The satellite also forms part of the broader legacy of British small satellite technology, an area in which SSTL and its associated institutions established a global reputation beginning in the 1980s and 1990s. UK-DMC 2 is one among many spacecraft that helped demonstrate the viability of smaller, faster, and more affordable satellites as serious scientific and operational platforms, contributing to a paradigm shift in how the space industry approaches mission design.
How to Spot It
With an orbital altitude hovering around 646 km and a near-polar, sun-synchronous inclination of 97.9°, UK-DMC 2 passes over the vast majority of the Earth's populated regions on a regular basis. Observers at mid-latitudes in the northern hemisphere — across Europe, North America, and much of Asia — will find that the satellite transits their sky multiple times per day, though not all passes will occur during the hours of darkness with adequate solar illumination to make the satellite visible to the naked eye.
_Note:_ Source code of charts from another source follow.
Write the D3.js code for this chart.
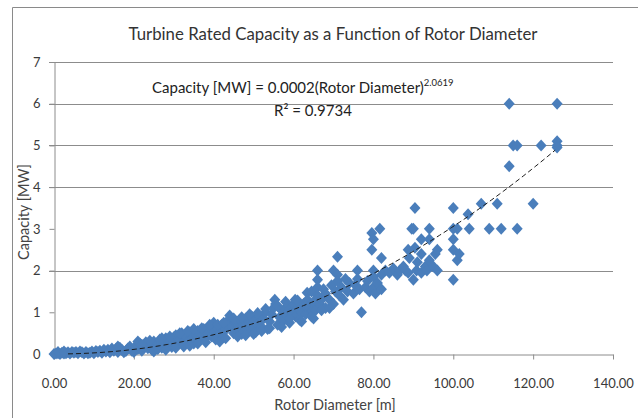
<!DOCTYPE html>
<html>
<head>
<meta charset="utf-8">
<script src="https://cdn.jsdelivr.net/npm/d3@7"></script>
<style>
  body { margin: 0; background: #fff; }
  svg { display: block; font-family: Lato, "Open Sans", sans-serif; }
</style>
</head>
<body>
<svg id="chart" width="638" height="418"></svg>
<script>
// turbine data: [rotor diameter m, capacity MW]
var smallTurbines = [
  [0.5,0.01],[1,0.02],[1.5,0],[2,0.03],[2.5,0.01],[3,0.02],[3.5,0.04],[4,0.01],[5,0.03],[5.5,0.05],
  [6,0.02],[7,0.04],[7.5,0.01],[8,0.05],[9,0.03],[9.5,0.06],[10,0.02],[11,0.05],[11.5,0.08],[12,0.03],
  [13,0.06],[13.5,0.1],[14,0.04],[15,0.08],[15.5,0.12],[16,0.05],[16.5,0.15],[17,0.1],[18,0.07],
  [18.5,0.13],[19,0.18],[20,0.1],[20,0.05],
  [20.5,0.2],[21,0.12],[21.5,0.25],[22,0.08],[22.5,0.18],[23,0.28],[23.5,0.14],[24,0.22],[24.5,0.1],
  [25,0.3],[25.5,0.18],[26,0.25],[26.5,0.35],[27,0.15],[27.5,0.28],[28,0.38],[28.5,0.22],[29,0.32],
  [29.5,0.17],[30,0.4],[30,0.28]
];
var midTurbines = [
  [30.5,0.45],[31,0.22],[31.5,0.35],[32,0.5],[32.5,0.28],[33,0.42],[33.5,0.3],[34,0.52],[34.5,0.38],
  [35,0.25],[35.5,0.46],[36,0.55],[36.5,0.33],[37,0.44],[37.5,0.6],[38,0.38],[38.5,0.5],[39,0.65],
  [39.5,0.42],[40,0.75],[40,0.55],[40.5,0.35],
  [41,0.62],[41.5,0.48],[42,0.7],[42.5,0.4],[43,0.58],[43.5,0.8],[44,0.92],[44.5,0.65],[45,0.5],
  [45.5,0.75],[46,0.6],[46.5,0.82],[47,0.48],[47.5,0.7],[48,0.85],[48.5,0.58],[49,0.75],[49.5,0.9],
  [50,0.62],[50,0.8],
  [50.5,0.52],[51,0.72],[51.5,0.9],[52,0.65],[52.5,0.85],[53,1.0],[53.5,0.6],[54,0.78],[54.5,0.95],
  [55,1.1],[55.3,1.3],[55.5,1.2],[56,0.7],[56.5,0.88],[57,1.05],[57.5,0.8],[58,0.95],[58.5,1.15],
  [59,0.75],[59.5,1.0],[60,1.2],[60.4,1.3],[60.5,0.9],[61,1.1],
  [61.5,0.82],[62,1.0],[62.5,1.2],[63,0.95],[63.4,1.47],[63.5,1.3],[64,1.1],[64.5,0.9],[64.5,1.5],
  [65,1.25],[65.5,1.05],[66,2.0],[66,1.78],[66,1.6],[66,1.4],[66.5,1.2],[67,1.3],[67.5,1.55],
  [68,1.1],[68,1.45],[69,1.3],[69.5,1.65],[70,1.2],[70,2.0],[70.5,1.5]
];
// extra turbines filling out the thick part of the band
var bandTurbines = [
  [0,0],[1,0.05],[2.5,0.06],[4.5,0.05],[6.5,0.06],[8.5,0.02],[10.5,0.07],[12.5,0.1],[14.5,0.13],
  [16,0.18],[17.5,0.04],[19.5,0.08],[21,0.3],[22,0.22],[24,0.32],[25,0.06],[26,0.12],[27,0.38],
  [28,0.1],[29,0.42],[30.5,0.15],[31.5,0.5],[32.5,0.18],[33.5,0.55],[34,0.2],[35,0.6],[36,0.25],
  [37,0.62],[38,0.28],[39,0.7],[41,0.7],[41.5,0.3],[42.5,0.75],[43,0.38],[45,0.85],[46,0.42],
  [47,0.88],[48,0.45],[49,0.95],[50,0.48],[51,0.98],[52,0.55],[53,1.08],[54,0.62],[56,1.15],
  [57,0.65],[58,1.25],[59,0.85],[61,1.28],[62,0.78],[63,1.15],[65,0.85],[67,1.05],[69,1.1]
];
var largeTurbines = [
  [71,2.33],[71,1.9],[71,1.75],[71.5,1.4],[72,1.6],[72.5,1.3],[73,1.8],[73.5,1.5],[74,1.7],[75,1.45],
  [75.5,1.65],[76,2.0],[76,1.8],[76.5,1.55],[77,1.0],[78,1.6],[78.5,1.75],[79,1.5],[79.6,2.9],
  [79.6,2.5],[80,2.75],[80,2.0],[80,1.85],[80,1.6],[80.5,1.45],[81,1.7],[81.6,3.0],[82,2.3],[82,1.9],
  [82,1.55],
  [83,2.0],[84,1.95],[85,2.05],[86,1.9],[86.6,2.0],[87.5,2.1],[88,2.0],[88.7,2.5],[88.7,1.95],[89,2.3],
  [89.6,3.0],[90,1.78],[90,3.0],[90.4,3.5],[90.4,2.55],[90.8,2.0],[91,2.2],[92,2.75],[92,2.4],[92,1.95],
  [93,2.1],[93.4,2.0],[94,3.0],[94,2.75],[94,2.25],[95,2.1],[95.5,2.4],[96,2.5],[96,2.0],
  [100,3.5],[100,3.0],[100,2.75],[100,2.5],[100,1.78],[101,3.0],[101,2.25],[101.5,2.4],[103.7,3.35],
  [104,3.0],[107,3.6],[109,3.0],[111,3.6],[112,3.0],[114,6.0],[114,4.5],[115,5.0],[116,5.0],[116,3.0],
  [120,3.6],[122,5.0],[126,6.0],[126,5.1],[126,5.0],[126,4.95]
];

var xTicks = [0, 20, 40, 60, 80, 100, 120, 140];
var yTicks = [0, 1, 2, 3, 4, 5, 6, 7];
var gridValues = [2, 4, 5, 6, 7];   // 1 and 3 are faded out in the source

// power trendline, drawn with the coefficient that matches the plotted curve
var trendCoef = 0.00023, trendExp = 2.0619;
var trendRange = [3.5, 126];

var svg = d3.select("#chart");
var x = d3.scaleLinear().domain([0, 140]).range([54, 613]);
var y = d3.scaleLinear().domain([0, 7]).range([354, 62]);

// outer chart border
svg.append("path")
    .attr("d", "M12.5,418 L12.5,7.5 L638,7.5")
    .attr("fill", "none")
    .attr("stroke", "#8a8a8a");

// gridlines
svg.append("g").selectAll("line")
    .data(gridValues)
    .enter().append("line")
    .attr("x1", 49).attr("x2", x(140))
    .attr("y1", function (d) { return Math.round(y(d)) + 0.5; })
    .attr("y2", function (d) { return Math.round(y(d)) + 0.5; })
    .attr("stroke", "#8c8c8c");

// axes
var xAxis = svg.append("g")
    .attr("transform", "translate(0,354.5)")
    .call(d3.axisBottom(x).tickValues(xTicks).tickFormat(d3.format(".2f")).tickSize(5).tickSizeOuter(0));
var yAxis = svg.append("g")
    .attr("transform", "translate(54.5,0)")
    .call(d3.axisLeft(y).tickValues(yTicks).tickFormat(d3.format("d")).tickSize(5).tickSizeOuter(0));

[xAxis, yAxis].forEach(function (a) {
    a.select(".domain").attr("stroke", "#8c8c8c");
    a.selectAll(".tick line").attr("stroke", "#8c8c8c");
    a.selectAll(".tick text")
        .attr("fill", "#3a3a3a")
        .style("font-family", "Lato, sans-serif")
        .style("font-size", "13px");
});
xAxis.selectAll(".tick text").attr("dy", "0").attr("y", 33);
yAxis.selectAll(".tick text").attr("x", -14);

// points
var allPoints = smallTurbines.concat(midTurbines, bandTurbines, largeTurbines);
var diamond = "M0,-6 L5.5,0 L0,6 L-5.5,0 Z";
svg.append("g").selectAll("path")
    .data(allPoints)
    .enter().append("path")
    .attr("d", diamond)
    .attr("transform", function (d) { return "translate(" + x(d[0]) + "," + y(d[1]) + ")"; })
    .attr("fill", "#4a7ebb");

// trendline
var trendXs = d3.range(trendRange[0], trendRange[1] + 0.01, 1);
svg.append("path")
    .datum(trendXs)
    .attr("d", d3.line()
        .x(function (d) { return x(d); })
        .y(function (d) { return y(trendCoef * Math.pow(d, trendExp)); }))
    .attr("fill", "none")
    .attr("stroke", "#1a1a1a")
    .attr("stroke-width", 1)
    .attr("stroke-dasharray", "5,3");

// titles
svg.append("text")
    .attr("x", 333).attr("y", 40)
    .attr("text-anchor", "middle")
    .attr("fill", "#333")
    .style("font-size", "16.8px")
    .text("Turbine Rated Capacity as a Function of Rotor Diameter");

svg.append("text")
    .attr("x", 335).attr("y", 410)
    .attr("text-anchor", "middle")
    .attr("fill", "#444")
    .style("font-size", "14.5px")
    .text("Rotor Diameter [m]");

svg.append("text")
    .attr("transform", "translate(29,212) rotate(-90)")
    .attr("text-anchor", "middle")
    .attr("fill", "#444")
    .style("font-size", "14.5px")
    .text("Capacity [MW]");

// equation label
var eq = svg.append("text")
    .attr("x", 152).attr("y", 93)
    .attr("fill", "#222")
    .style("font-size", "15px");
eq.append("tspan").text("Capacity [MW] = 0.0002(Rotor Diameter)");
eq.append("tspan").attr("dy", -7).style("font-size", "9.5px").text("2.0619");

var r2 = svg.append("text")
    .attr("x", 313).attr("y", 116)
    .attr("text-anchor", "middle")
    .attr("fill", "#222")
    .style("font-size", "15px");
r2.text("R² = 0.9734");
</script>
</body>
</html>
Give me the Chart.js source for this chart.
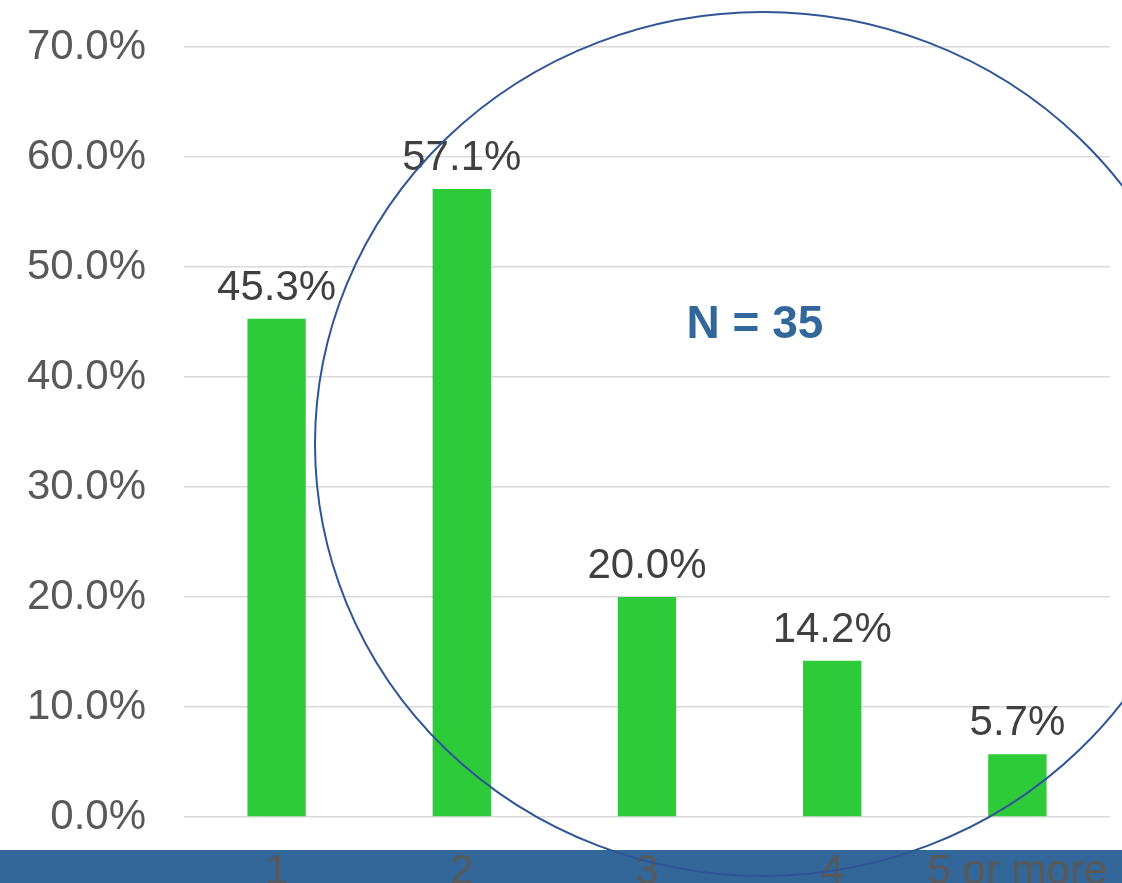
<!DOCTYPE html>
<html>
<head>
<meta charset="utf-8">
<script src="https://cdn.jsdelivr.net/npm/chart.js@4"></script>
<style>
  html, body { margin: 0; padding: 0; background: #fff; overflow: hidden; }
  #wrap { width: 1122px; height: 893px; }
</style>
</head>
<body>
<div id="wrap"><canvas id="chart"></canvas></div>
<script>
// Household size shares
const categories = ["1", "2", "3", "4", "5 or more"];
const shares = [45.3, 57.1, 20.0, 14.2, 5.7];
const sampleLabel = "N = 35";

const FONT = "'Liberation Sans', Arial, sans-serif";

// blue strip behind the category labels
const bandPlugin = {
    id: 'band',
    beforeDraw(chart) {
        const ctx = chart.ctx;
        ctx.save();
        ctx.fillStyle = '#336799';
        ctx.fillRect(0, 850, chart.width, chart.height - 850);
        ctx.restore();
    }
};

// percent labels over each bar
const valueLabels = {
    id: 'valueLabels',
    afterDatasetsDraw(chart) {
        const ctx = chart.ctx;
        const meta = chart.getDatasetMeta(0);
        ctx.save();
        ctx.font = '42px ' + FONT;
        ctx.fillStyle = '#404040';
        ctx.textAlign = 'center';
        ctx.textBaseline = 'alphabetic';
        meta.data.forEach((bar, i) => {
            ctx.fillText(shares[i].toFixed(1) + '%', bar.x, bar.y - 19);
        });
        ctx.restore();
    }
};

// sample size note and the ring drawn round it
const notePlugin = {
    id: 'note',
    afterDraw(chart) {
        const ctx = chart.ctx;
        const area = chart.chartArea;
        ctx.save();
        ctx.font = 'bold 46px ' + FONT;
        ctx.fillStyle = '#31679A';
        ctx.textAlign = 'center';
        ctx.textBaseline = 'middle';
        ctx.fillText(sampleLabel, area.left + 571, 325);

        ctx.strokeStyle = '#2F5597';
        ctx.lineWidth = 2;
        ctx.beginPath();
        ctx.ellipse(area.left + 579, 444, 448, 432, 0, 0, Math.PI * 2);
        ctx.stroke();
        ctx.restore();
    }
};

new Chart(document.getElementById('chart'), {
    type: 'bar',
    data: {
        labels: categories,
        datasets: [{
            data: shares,
            backgroundColor: '#2DCA39',
            borderWidth: 0,
            categoryPercentage: 1,
            barPercentage: 0.315
        }]
    },
    options: {
        responsive: true,
        maintainAspectRatio: false,
        animation: false,
        layout: {
            padding: { left: 27, right: 12, top: 47, bottom: 0 }
        },
        plugins: {
            legend: { display: false },
            tooltip: { enabled: false }
        },
        scales: {
            x: {
                grid: { display: false, drawTicks: false },
                border: { display: false },
                ticks: {
                    color: '#595959',
                    padding: 30,
                    autoSkip: false,
                    maxRotation: 0,
                    minRotation: 0,
                    font: { family: FONT, size: 42 }
                },
                // keep the last label from pulling the plot inwards
                afterFit(scale) {
                    scale.height = 76;
                    scale.paddingLeft = 0;
                    scale.paddingRight = 0;
                }
            },
            y: {
                min: 0,
                max: 70,
                grid: { color: '#D9D9D9', lineWidth: 1.5, drawTicks: false },
                border: { display: false },
                ticks: {
                    stepSize: 10,
                    padding: 38,
                    color: '#595959',
                    font: { family: FONT, size: 42 },
                    callback: v => v.toFixed(1) + '%'
                },
                afterFit(scale) {
                    scale.width = 157;
                    scale.paddingTop = 0;
                    scale.paddingBottom = 0;
                }
            }
        }
    },
    plugins: [bandPlugin, valueLabels, notePlugin]
});
</script>
</body>
</html>
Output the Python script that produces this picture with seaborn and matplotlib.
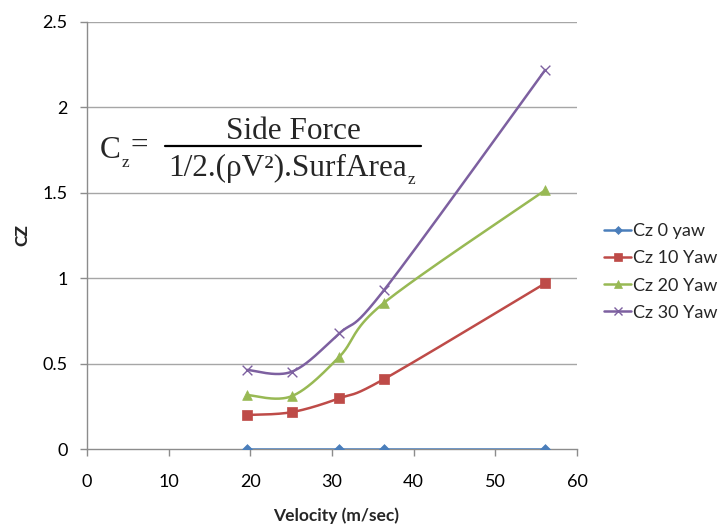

The best opportunities for visual observation arise during the twilight windows shortly after sunset or before sunrise, when the observer on the ground is in darkness but the satellite, still illuminated by sunlight at its orbital altitude, can be seen as a steadily moving point of light crossing the sky. With an orbital period of 97.5 minutes, successive passes occur at intervals that shift gradually in local time, meaning the quality of passes varies night to night. Using the pass prediction tools available on this site, observers can identify the highest-elevation and best-illuminated passes for their specific location, maximising their chances of a successful observation.